Hankering for some fun detective work? Start investigating the color palettes of your favorite artists! Whistler was famous for his use of limited pigments; the impressionists revolutionized how light was painted using the newly discovered cadmium line; Iraville mixes and preps colors for her own palette, building neutral colors like Sap Green and Sienna Yellow into a lush and soothing symphony; and don't even get me started on Mimi Robinson's gorgeous harmonic choices. There is no end to what this sleuthing will uncover!

A well curated paint palette can help create paintings efficiently that you can be proud of.
Close up of Baboo sharing with her friends, a painting created using my own palette. Notice how DeeDee's pants were rendered using a mix of cad yellow and cad orange, while Charlie's hair is cad yellow and yellow ochre. So fun to see these side by side!

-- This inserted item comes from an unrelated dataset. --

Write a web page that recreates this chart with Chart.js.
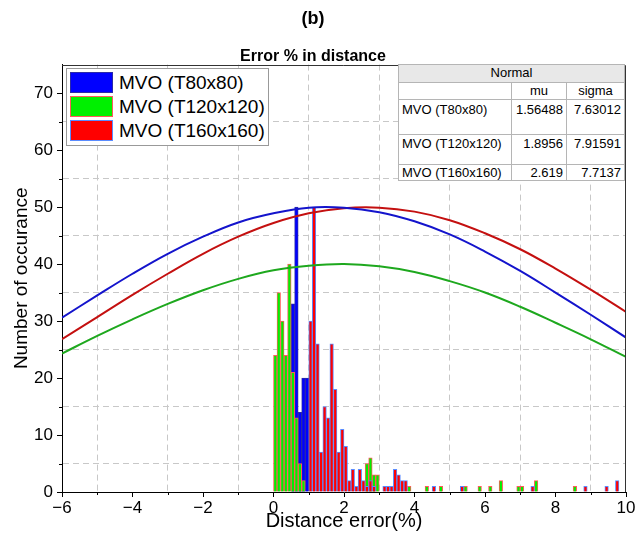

Artists come up with their own palettes for all kinds of reasons and as I began dabbling in watercolor those reasons became my own. Here were the 4 big ones:

1) Cost. Paint and colored pencils are expensive and unless I wanted to functionally donate my life savings to Lenz Art Store, I needed some principles to guide my shopping.

2) Efficiency. Anyone who wants to make a living through art needs some sort of production process in place. Over the years I've learned that some well chosen limits are a great way to make sure that process is as efficient as possible. If my neutrals are limited to Yellow Ochre, Burnt Sienna and Burnt Umber then things become simpler.

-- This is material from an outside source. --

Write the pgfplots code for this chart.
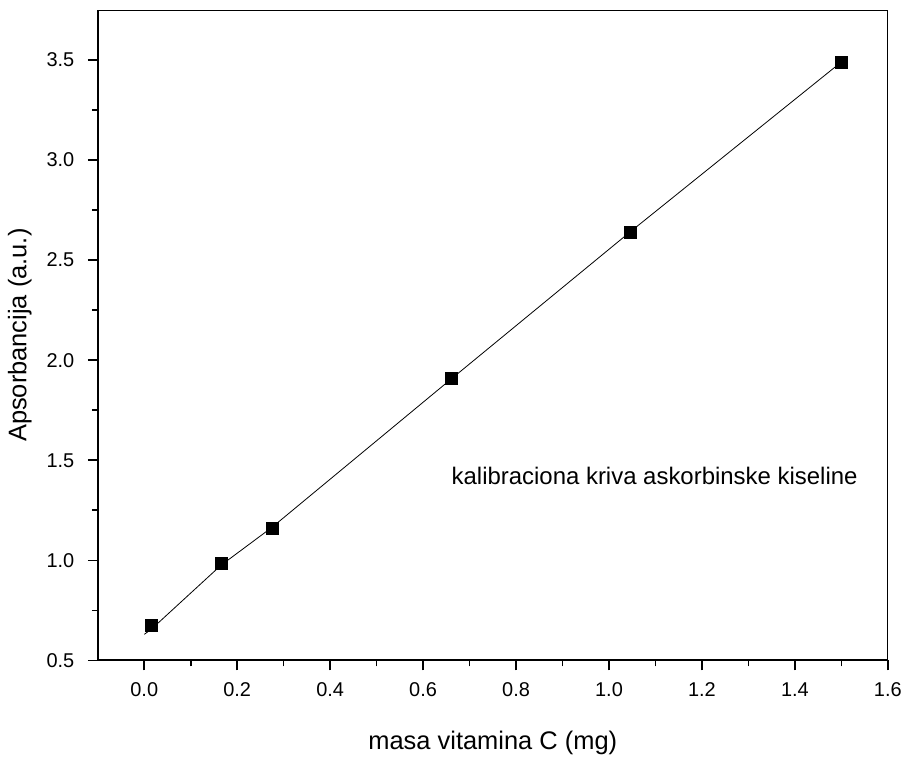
\documentclass[border=0pt]{standalone}
\usepackage{fontspec}
\setmainfont{Liberation Sans}
\usepackage{pgfplots}
\pgfplotsset{compat=1.18}
\begin{document}
\begin{tikzpicture}
\begin{axis}[
  scale only axis,
  width=792bp, height=652bp,
  xmin=-0.1, xmax=1.6,
  ymin=0.5, ymax=3.75,
  xtick={0,0.2,...,1.6},
  ytick={0.5,1.0,...,3.5},
  minor x tick num=1,
  minor y tick num=1,
  xtick pos=left, ytick pos=left,
  tick align=outside,
  major tick length=10bp,
  minor tick length=6bp,
  every tick/.style={line width=1.6bp, black},
  every minor tick/.style={line width=1.6bp, black},
  axis line style={line width=0.8bp},
  /pgf/number format/assume math mode=true,
  xticklabel={\pgfmathprintnumber[fixed,fixed zerofill,precision=1]{\tick}},
  yticklabel={\pgfmathprintnumber[fixed,fixed zerofill,precision=1]{\tick}},
  ticklabel style={font=\fontsize{20bp}{24bp}\selectfont},
  xticklabel style={yshift=-9bp},
  yticklabel style={xshift=-10bp},
  xlabel={masa vitamina C (mg)},
  ylabel={Apsorbancija (a.u.)},
  label style={font=\fontsize{25.5bp}{29bp}\selectfont},
  xlabel style={yshift=-27bp},
  ylabel style={yshift=8bp},
  clip=false,
]
\path (rel axis cs:0,0) ++(-98bp,-89bp) coordinate (bbsw);
\path (rel axis cs:1,1) ++(15bp,10bp) coordinate (bbne);
\draw[line width=2bp] (rel axis cs:0,0) -- (rel axis cs:1,0);
\draw[line width=2bp] (rel axis cs:0,0) -- (rel axis cs:0,1);
\addplot[black, line width=0.8bp, no marks] coordinates {
  (0.0,0.63) (0.015,0.655) (0.165,0.975) (0.275,1.165) (0.66,1.905) (1.045,2.64) (1.5,3.49)
};
\addplot[only marks, mark=square*, mark size=6bp, black] coordinates {
  (0.015,0.675) (0.165,0.985) (0.275,1.16) (0.66,1.91) (1.045,2.64) (1.5,3.49)
};
\node[font=\fontsize{24bp}{28bp}\selectfont, anchor=west] at (axis cs:0.654,1.42) {kalibraciona kriva askorbinske kiseline};
\end{axis}
\end{tikzpicture}
\end{document}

3) Compatibility. Certain colors just don't mix well. Think of the pigment catalogue as a list of wedding guests who need to be seated with care. Some will dance the night away together while others will end up in a fistfight in the bathroom if not carefully monitored. A well curated palette will blend gracefully no matter where you seat them.

Close up of mixed pigments in Emma Tipping's watercolor palette.
Close up of my new watercolor palette. I love how deep or light these colors can go, depending on how you push them.

4) Fluency. I have a steep learning curve and the more I can limit my palette the faster I will be able to get my head wrapped around it. When I think "Oooh a blue violet would look great here", I've decided ahead of time whether to use ultramarine blue or a mix of phthalo blue with quinacridone magenta. Also when I'm matching against other mediums like colored pencil or even against pigments from different brands I know what particular nuances I'm looking for according to the qualities of my palette.

So here it is! I built this palette around a few of my favs: cadmium yellow light, phthalo blue, viridian green, cadmium red light, dioxazine purple and Payne's grey as mixed in the Golden Qor line. For the most part those are strong, vibrant colors so I filled in the gaps with complimentary neutrals. This particular palette is quite bright and vivid. I'm able to keep my colors clear in light and dark value situations which I prize. I plan to try out a new palette in a year or so but for now am so happy to have a set of colors that I can use to quickly bust out new works of art and advance my technical skills.

Building a paint palette is an important part of developing your style as an artist working in watercolor.
Here's a painting of Baboo and her friends, painted using my new palette.

Building a paint palette is an important part of developing your style as an artist working in watercolor.
My entire palette and one of it's first creations! Grabble (the one gnoshing on a cupcake) is painted with viridian green and cad yellow. That was actually the color mixture that inspired this entire palette.